On the way home, they fight in the car—mainly over the question of whether Babak should even be behind the wheel—and get lost near downtown. Their navigation system is messed up for no apparent reason, and there are a few other vaguely dreamlike tells that indicate something is amiss. Running low on gas, they decide to stay in at the Hotel Normandie—one of many plot elements in “The Night,” that doesn’t necessarily stand up to strict logical scrutiny, since the couple lives only 30 minutes away and taxis and rideshares exist, but it’s best to just roll with movie and not go CinemaSins on it—and it’s here that the movie kicks into “The Shining” mode, with Babak, Neda and their baby checking in and hearing and seeing increasingly scary things.

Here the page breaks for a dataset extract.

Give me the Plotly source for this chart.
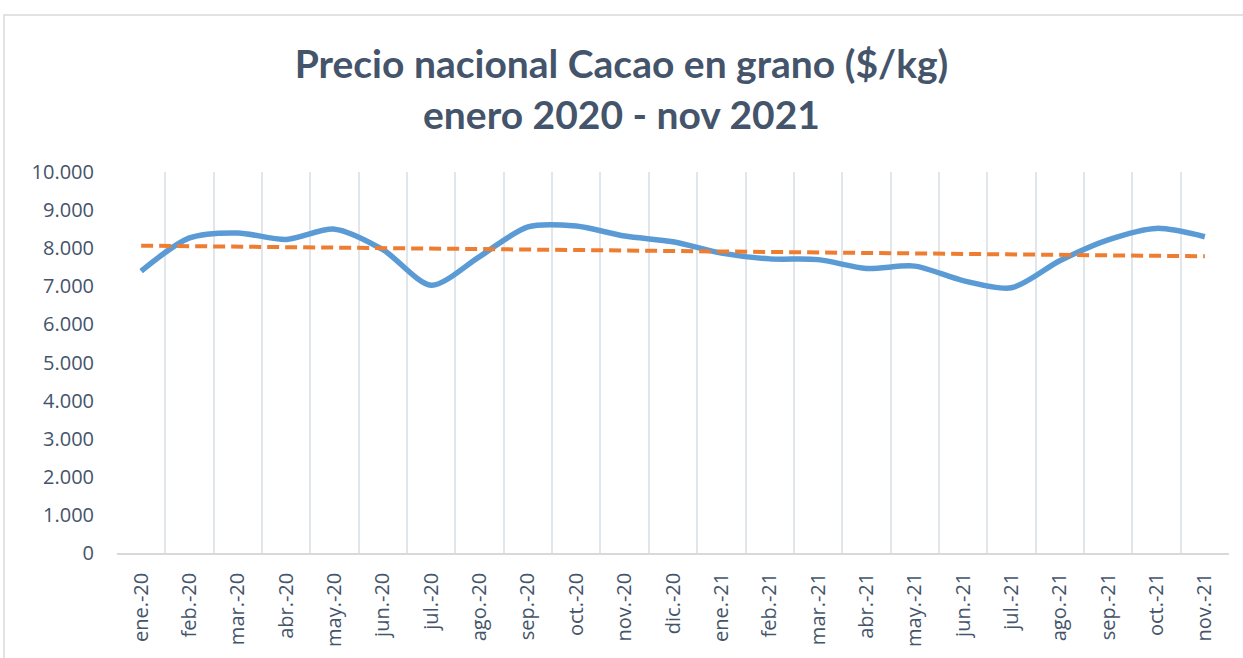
import numpy as np
import plotly.graph_objects as go

months = ["ene.-20", "feb.-20", "mar.-20", "abr.-20", "may.-20", "jun.-20", "jul.-20",
          "ago.-20", "sep.-20", "oct.-20", "nov.-20", "dic.-20", "ene.-21", "feb.-21",
          "mar.-21", "abr.-21", "may.-21", "jun.-21", "jul.-21", "ago.-21", "sep.-21",
          "oct.-21", "nov.-21"]
precio = [7400, 8270, 8400, 8230, 8500, 7960, 7030, 7780, 8560, 8580, 8320, 8170,
          7870, 7720, 7700, 7470, 7530, 7150, 6960, 7670, 8220, 8520, 8300]

# Linear trendline (least squares) as in the spreadsheet chart
idx = np.arange(len(precio))
slope, intercept = np.polyfit(idx, precio, 1)
trend = list(slope * idx + intercept)

fig = go.Figure()
fig.add_trace(go.Scatter(
    x=months, y=precio, mode="lines", line=dict(color="#5B9BD5", width=5.5, shape="spline", smoothing=0.8),
    name="Precio", showlegend=False))
fig.add_trace(go.Scatter(
    x=months, y=trend, mode="lines", line=dict(color="#ED7D31", width=4, dash="12px,6px"),
    name="Tendencia", showlegend=False))

fig.update_layout(
    width=1243, height=658,
    margin=dict(l=117, r=14, t=172, b=105),
    paper_bgcolor="white", plot_bgcolor="white",
    title=dict(text="Precio nacional Cacao en grano ($/kg)<br>enero 2020 - nov 2021",
               x=0.5, xanchor="center", y=0.881, yanchor="middle",
               font=dict(family="Lato", size=39, color="#44546A", weight="bold")),
    separators=",.",
    xaxis=dict(type="category", range=[-0.5, len(months) - 0.5], tickson="boundaries",
               showgrid=True, gridcolor="#E1E5EC", gridwidth=1.5,
               showline=True, linecolor="#D9D9D9", linewidth=1.5,
               ticks="", tickangle=-90, ticklabelstandoff=10,
               tickfont=dict(family="Open Sans", size=20, color="#44546A")),
    yaxis=dict(range=[0, 10000], dtick=1000, tickformat=",d", showgrid=False,
               zeroline=False, showline=False, ticks="", ticklabelstandoff=22,
               tickfont=dict(family="Open Sans", size=20, color="#44546A")),
    shapes=[dict(type="rect", xref="paper", yref="paper",
                 x0=-0.1016, x1=1.05, y0=-0.5, y1=1.412,
                 line=dict(color="#D9D9D9", width=1.5), layer="below")],
)

fig.write_html("out.html", config={"displayModeBar": False},
               post_script="document.body.style.margin='0px';")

Ahari and cowriter Milad Jarmooz balance the Kubrickian aspects that you’d expect from this setup and a behavior-based, at times almost theatrical component that invests all of the story’s tension in the lead performances. Rooms, hallways, alleys, and streetscapes that would seem unremarkable in real life are photographed (by Maz Makhani) and scored (by Nima Fakhrara, channeling quasi-experimental composers like Ludwig Göransson and Brian Reitzell) in such a way as to suggest that something eerie or possibly deadly could emerge at any time, from any part of the frame.
The filmmaking pays especially close attention to negative space, and what’s in focus and what’s out. There’s a long sequence that plays out in a tight closeup of Babak lying in a bed having a conversation with Neda, who’s out of focus in the background behind him, and eventually things take a turn for the weird, and the fact that you sense that something’s not right long before Babak does gives the scene an edge of black comedy that can only come from every component of filmmaking and performance operating on the same wavelength. I’ve been a horror buff all my life, but (like “Invisible Man” last year) this movie still managed to show me a few things that I’ve never seen before—nothing revolutionary in terms of style of subject matter, but subtle variations on known quantities: the cinematic equivalent of a new turn of phrase, or a word that usually means one thing somehow meaning the opposite, thanks to the context in which it’s used. You’ll know what I mean when you watch the movie.
Once you settle into the vibe of “The Night,” you get to a point where you think you can figure out what’s going on and what’s coming next. That’s when the movie switches things up and goes in a different direction—but a rewarding one. Ahari, who also edited the movie, seems to take his cues not just from certain well-known classics of modern horror (and horror-adjacent hotel films like “Barton Fink“) but from an earlier mode of mid-20th century European art cinema/psychological drama represented by directors like Ingmar Bergman, who made films (particularly early in his career) where realistic situations were presented in terms of metaphor, or vice-versa, in such a deadpan way that you had to accept that you were seeing a story wherein you were supposed to take things seriously but not literally—as in a dream that feels like it’s all actually happening until you figure out that too many things feel “off.”
Hosseini’s hangdog expressions, particularly in silent closeups, have the ragged, carved-from-sheetrock beauty of Benicio del Toro when his characters are struggling towards self-knowledge and not quite getting there. Jafarian matches him, doing a lot with a part that turns out to be a lot deeper and trickier than the film’s opening scenes indicate. There are a lot of secrets being held in deep vaults by both parties, and part of the movie’s delicate balancing act is figuring out how much to give you, and when, and letting you arrive at correct conclusions or jump to incorrect ones.
There’s a sociological or anthropological component happening in the margins: this is also a movie about being foreign born and nonwhite in a white-run, English speaking country, and while this never overwhelms the main story, it informs it, particularly in scenes where the couple interacts with a white police officer (Michael Graham) and a Black homeless man (Elester Latham) whose disheveled appearance and unnerving approach trigger feelings of class anxiety in the couple, and momentarily prevent them from figuring out that he might have something important to tell them.
George Maguire’s performance as the hotel’s night manager is a standout in a cast filled with gems. He has one of those mellifluous voices that seizes control of a movie the instant you hear it—a honeyed tenor verging on baritone, the voice of a narrator in a very old Hollywood movie—and it echoes in your imagination for the rest of its running time even when he’s not onscreen (like Zelda Rubinstein in “Poltergeist,” whose delighted “This house is cleansed,” once heard, never leaves the mind).
There are two or three moments where you might worry that “The Night” is overplaying its hand or overstaying its welcome, but these turn out to be setups for yet another feint, jab, or knockout punch. The final five minutes is assured a finale as any I’ve seen, and the final few shots are bracingly uncompromising, practically a gauntlet thrown down to viewers who treat moviegoing mainly as a chance to outsmart the storytellers.
This is not the kind of movie you try to outsmart. It’s not a puzzle. It’s something else: the kind of movie you see and think about and argue about, knowing that there’s no correct answer to “What happened?” or “What does it mean?” It’s as if “The Night” is constantly playing on what we think we know about this kind of movie and recalibrating its approach in every scene to keep us as unsettled as its lead couple, who checked into the marriage crisis equivalent of the Hotel California and worry that they might never leave.